Sono domande che in qualche modo rivolge anche un altro nume tutelare del mio essere terapeuta: il Bruco (o Brucaliffo) del Paese delle Meraviglie. Appena vede Alice, le chiede «Chi sei?», prima di affrontare ciò che in fondo è un discorso sulla memoria e sull’identità. Le avventure di Alice probabilmente ci insegnano che l’identità non significa essere sempre identici: non è una caratteristica rigida e fissa ma è qualcosa di mutevole. Come più o meno scriveva Percy Bysshe Shelley, «Niente può durare, se non la mutabilità». Un altro personaggio peculiare che Alice incontra nel suo viaggio è il Gatto dello Cheshire (o Stregatto) che, chiedendo a Alice dove fosse diretta, in qualche modo le stava chiedendo cosa volesse. Trovo bellissima la risposta in cui le dice che poco importa quale strada prendere se non si sa dove si vuole arrivare: rappresenta bene lo stallo in cui spesso capita di trovarsi. Conoscere e saper capire cosa desideriamo è un ottimo motore e un’ottima bussola del nostro cammino psichico. Qualche tempo fa paragonavo il desiderio a un muscolo da allenare, ma una recente intuizione mi ha portato alla sensazione che probabilmente, più che un muscolo, il desiderio è un senso da sviluppare, come possiamo esercitarci ad affinare olfatto e gusto, per esempio. Si tratta di un senso (come vista e udito, per intenderci), in quanto sento che coinvolge la propriocezione, la percezione interna in particolare del piacere; ma è anche un senso, in quanto ci indica anche la direzione da prendere, può orientare il nostro movimento (non dimentichiamo che il termine “desiderio” include la parola “sidera”, che rimanda al cielo stellato, usato da sempre per orientarsi).
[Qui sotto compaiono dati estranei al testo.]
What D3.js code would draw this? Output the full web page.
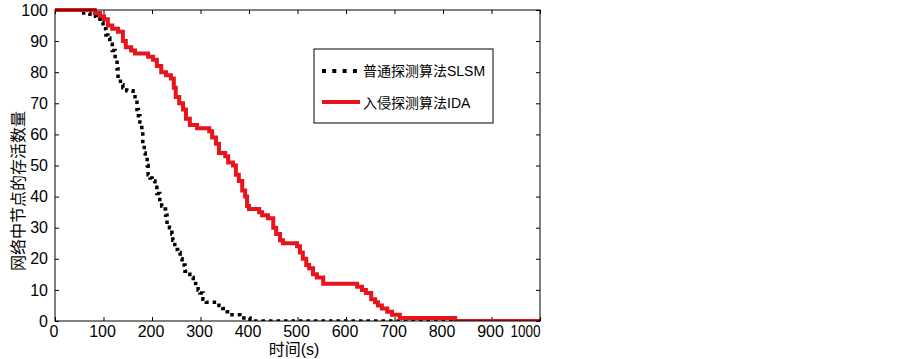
<!DOCTYPE html>
<html lang="zh">
  <head>
    <meta charset="UTF-8" />
    <title>节点存活数量</title>
    <style>
      body {
        margin: 0;
        background: #fff;
      }
      svg {
        display: block;
        font-family: "Liberation Sans", Arial, "Noto Sans CJK SC", sans-serif;
      }
      .axis path,
      .axis line {
        stroke: #000;
      }
      .axis text {
        font-size: 16px;
        fill: #000;
      }
    </style>
  </head>

  <body>
    <div class="container"></div>

    <script src="https://d3js.org/d3.v7.min.js"></script>
    <script>
      // data: 普通探测算法 SLSM (时间, 存活节点数)
      const slsmTime = [0, 45, 52, 72, 85, 93, 99, 105, 109, 113, 118, 124, 128, 130, 135, 140, 148, 161, 165, 169, 172, 175, 179, 181, 184, 186, 190, 192, 196, 200, 206, 210, 216, 220, 223, 228, 231, 236, 241, 243, 247, 253, 258, 262, 268, 273, 278, 285, 290, 295, 299, 305, 312, 338, 346, 355, 361, 381, 402, 1000];
      const slsmValue = [100, 100, 99, 98, 97, 96, 94, 92, 91, 89, 87, 84, 81, 78, 76, 75, 74, 73, 71, 68, 66, 64, 61, 57, 54, 53, 50, 47, 46, 45, 43, 41, 38, 37, 36, 34, 31, 30, 28, 26, 23, 22, 20, 18, 16, 15, 14, 13, 11, 10, 9, 7, 6, 5, 4, 3, 2, 1, 0, 0];

      // data: 入侵探测算法 IDA
      const idaTime = [0, 74, 82, 93, 101, 109, 118, 130, 140, 146, 157, 165, 192, 202, 210, 219, 229, 239, 245, 249, 256, 264, 270, 278, 293, 318, 324, 332, 338, 351, 357, 367, 373, 379, 386, 392, 396, 400, 421, 427, 439, 450, 456, 464, 470, 499, 505, 511, 518, 524, 532, 540, 553, 623, 633, 641, 652, 660, 666, 674, 685, 695, 711, 825, 1000];
      const idaValue = [100, 100, 99, 98, 97, 95, 94, 93, 90, 88, 87, 86, 85, 84, 82, 80, 79, 78, 75, 72, 70, 68, 65, 63, 62, 61, 59, 57, 54, 53, 51, 50, 47, 45, 42, 40, 37, 36, 35, 34, 33, 30, 28, 26, 25, 24, 22, 20, 18, 17, 15, 14, 12, 11, 10, 9, 7, 6, 5, 4, 3, 2, 1, 0, 0];

      const xTicks = [0, 100, 200, 300, 400, 500, 600, 700, 800, 900, 1000];
      const yTicks = [0, 10, 20, 30, 40, 50, 60, 70, 80, 90, 100];
      const seriesNames = ["普通探测算法SLSM", "入侵探测算法IDA"];

      const mLeft = 55, mRight = 540, mTop = 10, mBottom = 321;

      const svg = d3.select(".container").append("svg");
      svg.attr("width", 903).attr("height", 359);
      svg.append("rect").attr("width", 903).attr("height", 359).attr("fill", "#fff");

      const x = d3.scaleLinear().domain([0, 1000]).range([mLeft, mRight]);
      const y = d3.scaleLinear().domain([0, 100]).range([mBottom, mTop]);

      // axes, ticks pointing inward on all four sides
      svg.append("g")
        .attr("class", "axis")
        .attr("transform", `translate(0,${mBottom})`)
        .call(d3.axisBottom(x).tickValues(xTicks).tickFormat(d3.format("d"))
          .tickSizeInner(-4).tickSizeOuter(0).tickPadding(5))
        .call((g) => g.selectAll("text").attr("dx", -1.5)
          .filter((d) => d === 1000)
          .attr("text-anchor", "end").attr("dx", 0)
          .attr("textLength", 30).attr("lengthAdjust", "spacingAndGlyphs"));

      svg.append("g")
        .attr("class", "axis")
        .attr("transform", `translate(0,${mTop})`)
        .call(d3.axisTop(x).tickValues(xTicks).tickSizeInner(-4).tickSizeOuter(0).tickFormat(""));

      svg.append("g")
        .attr("class", "axis")
        .attr("transform", `translate(${mLeft},0)`)
        .call(d3.axisLeft(y).tickValues(yTicks).tickSizeInner(-4).tickSizeOuter(0).tickPadding(7));

      svg.append("g")
        .attr("class", "axis")
        .attr("transform", `translate(${mRight},0)`)
        .call(d3.axisRight(y).tickValues(yTicks).tickSizeInner(-4).tickSizeOuter(0).tickFormat(""));

      svg.selectAll(".axis .domain").remove();

      // clip so the thick lines stay inside the box
      svg.append("clipPath").attr("id", "plot")
        .append("rect")
        .attr("x", mLeft).attr("y", mTop - 2)
        .attr("width", mRight - mLeft).attr("height", mBottom - mTop + 2);

      const line = d3.line()
        .x((d) => x(d[0]))
        .y((d) => y(d[1]))
        .curve(d3.curveStepAfter);

      const plot = svg.append("g").attr("clip-path", "url(#plot)");

      plot.append("path")
        .attr("d", line(d3.zip(slsmTime, slsmValue)))
        .attr("fill", "none")
        .attr("stroke", "#000")
        .attr("stroke-width", 3.5)
        .attr("stroke-dasharray", "3.5,4");

      plot.append("path")
        .attr("d", line(d3.zip(idaTime, idaValue)))
        .attr("fill", "none")
        .attr("stroke", "#e8141c")
        .attr("stroke-width", 4);

      // box
      svg.append("rect")
        .attr("x", mLeft).attr("y", mTop)
        .attr("width", mRight - mLeft).attr("height", mBottom - mTop)
        .attr("fill", "none")
        .attr("stroke", "#000");

      // legend
      const legend = svg.append("g").attr("transform", "translate(314,49)");
      legend.append("rect")
        .attr("width", 179).attr("height", 74)
        .attr("fill", "#fff")
        .attr("stroke", "#000");

      legend.append("line")
        .attr("x1", 8).attr("x2", 44).attr("y1", 22).attr("y2", 22)
        .attr("stroke", "#000").attr("stroke-width", 4)
        .attr("stroke-dasharray", "4,6.3");
      legend.append("line")
        .attr("x1", 8).attr("x2", 46).attr("y1", 53).attr("y2", 53)
        .attr("stroke", "#e8141c").attr("stroke-width", 4);

      legend.selectAll("text")
        .data(seriesNames)
        .join("text")
        .attr("x", 49)
        .attr("y", (d, i) => 27 + i * 32)
        .attr("font-size", 14)
        .text((d) => d);

      // axis titles
      svg.append("text")
        .attr("x", 294).attr("y", 355)
        .attr("text-anchor", "middle")
        .attr("font-size", 16)
        .text("时间(s)");

      svg.append("text")
        .attr("transform", "translate(24,191) rotate(-90)")
        .attr("text-anchor", "middle")
        .attr("font-size", 16)
        .text("网络中节点的存活数量");
    </script>
  </body>
</html>
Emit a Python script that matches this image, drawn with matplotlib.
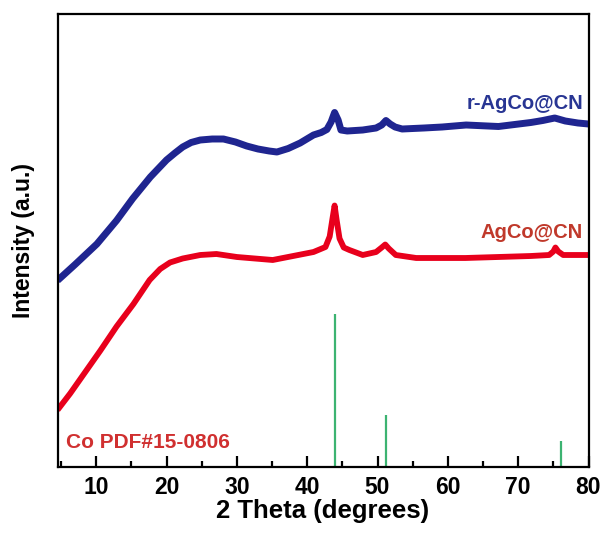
import matplotlib
matplotlib.use("Agg")
import matplotlib.pyplot as plt
from matplotlib.ticker import MultipleLocator

plt.rcParams['font.family'] = ['Liberation Sans', 'DejaVu Sans']
plt.rcParams['font.weight'] = 'bold'

# r-AgCo@CN pattern (2theta, intensity a.u.)
blue_x = [4.5, 7.0, 10.1, 12.9, 15.2, 17.7, 20.0, 21.2, 22.3, 23.5, 24.8, 26.5, 28.1, 29.8,
          31.4, 33.0, 34.6, 35.7, 37.3, 39.0, 40.9, 42.0, 42.8, 43.4, 43.9, 44.4, 44.8,
          45.7, 47.9, 49.8, 50.6, 51.2, 51.8, 52.5, 53.5, 56.6, 59.2, 62.6, 67.2, 71.8,
          73.5, 75.2, 76.7, 78.5, 80.0]
blue_y = [186, 202, 222.5, 246, 268, 289.5, 306.5, 313.5, 319.5, 324, 326.5, 327.5, 327.5,
          324.5, 320.5, 317.5, 315.5, 314.5, 318, 323.5, 331.5, 334, 337, 344.5, 354, 346.5,
          336.5, 335.5, 336.5, 338.5, 341.5, 346, 342.5, 339.5, 337.5, 338.5, 339.5, 341.5,
          340, 344, 346, 348.5, 345.5, 343.5, 342.5]

# AgCo@CN pattern
red_x = [4.5, 6.3, 8.2, 10.6, 12.9, 15.3, 17.6, 19.1, 20.5, 22.3, 24.8, 27.1, 30.0,
         35.1, 40.9, 42.6, 43.2, 43.6, 43.9, 44.2, 44.6, 45.2, 46.0, 47.9, 49.8, 50.6,
         51.1, 51.6, 52.6, 55.5, 62.5, 71.8, 74.4, 75.0, 75.3, 75.7, 76.4, 80.0]
red_y = [56.5, 73, 92, 116, 140, 162.5, 186.5, 197.5, 204, 208, 211.5, 212.5, 209.5,
         206.5, 214.5, 219.5, 230, 248, 261, 246, 228, 219, 216.5, 211.5, 214.5, 219,
         222, 218, 211.5, 208.5, 208.5, 210.5, 211.5, 215, 219, 215, 211.5, 211.5]

# Co PDF#15-0806 reference lines
ref_x = [43.9, 51.2, 76.1]
ref_h = [153, 51.5, 26]

labels = ['r-AgCo@CN', 'AgCo@CN', 'Co PDF#15-0806']
xticks = [10, 20, 30, 40, 50, 60, 70, 80]

fig = plt.figure(figsize=(6.05, 5.33), dpi=100)
ax = fig.add_axes([57.5 / 605, (533 - 466.5) / 533, 531 / 605, 453 / 533])

ax.plot(blue_x, blue_y, color='#1f2590', lw=5.0, solid_joinstyle='round', solid_capstyle='butt')
ax.plot(red_x, red_y, color='#e8001c', lw=4.2, solid_joinstyle='round', solid_capstyle='butt')
ax.vlines(ref_x, 0, ref_h, color='#3cb371', lw=1.6)

ax.set_xlim(4.5, 80)
ax.set_ylim(0, 453)
ax.set_xticks(xticks)
ax.set_xticklabels([str(t) for t in xticks])
ax.xaxis.set_minor_locator(MultipleLocator(5))
ax.set_yticks([])
ax.tick_params(axis='x', which='major', direction='in', length=8, width=1.6,
               labelsize=16.5, pad=7)
ax.tick_params(axis='x', which='minor', direction='in', length=4, width=1.6)
for lab in ax.get_xticklabels():
    lab.set_fontweight('bold')
for s in ax.spines.values():
    s.set_linewidth(1.6)

ax.set_xlabel('2 Theta (degrees)', fontsize=18.5, fontweight='bold', labelpad=0)
ax.set_ylabel('Intensity (a.u.)', fontsize=16.5, fontweight='bold', labelpad=16)

ax.text(79.3, 357.5, labels[0], color='#283593', fontsize=14.5, fontweight='bold',
        ha='right', va='baseline')
ax.text(79.2, 229, labels[1], color='#c0392b', fontsize=14.5, fontweight='bold',
        ha='right', va='baseline')
ax.text(5.7, 18.5, labels[2], color='#d03030', fontsize=15, fontweight='bold',
        ha='left', va='baseline')

fig.savefig('out.png', dpi=100)
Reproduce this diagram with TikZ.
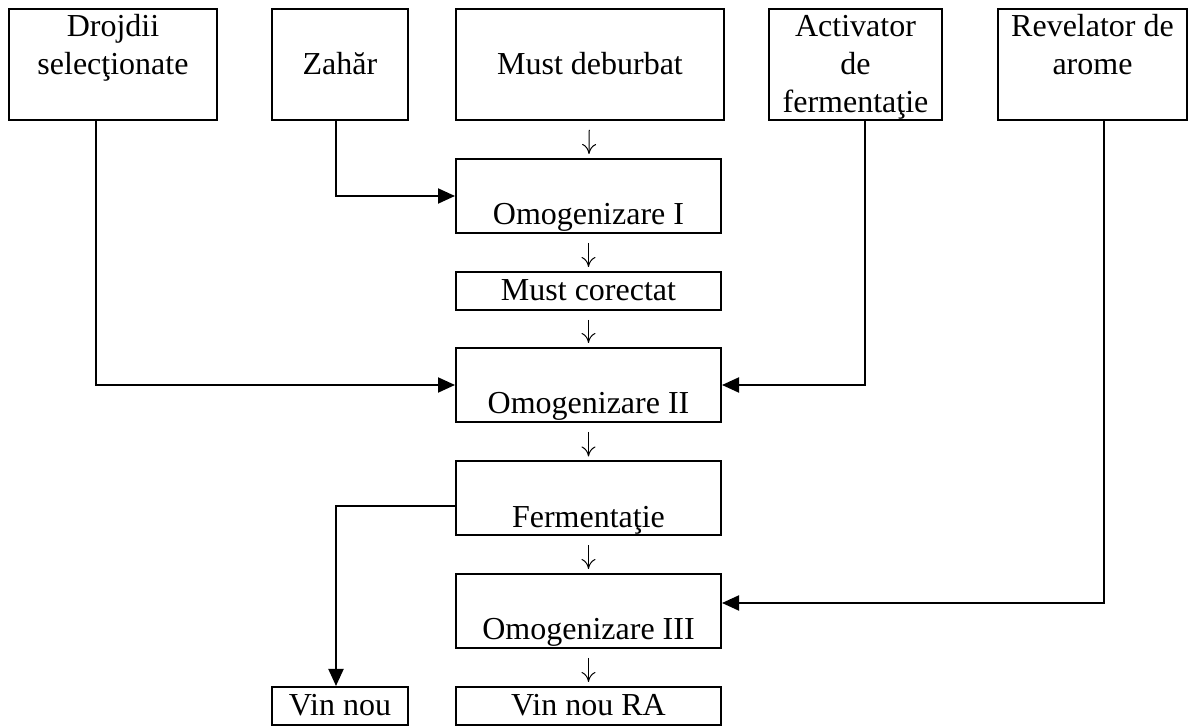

Cosa vogliamo, insomma, può essere la bussola che ci dà una direzione, dove il desiderio è qualcosa che considero diverso e più profondo da ciò che possiamo definire “voglia” o “capriccio”, e ha sia una funzione di energia dinamica che di obiettivo.
E la risposta al chi siamo è data dal viaggio stesso, non dalla sua destinazione.
Cosa risponderebbe una ghianda alla domanda «chi sei?»: «ghianda» o «quercia»?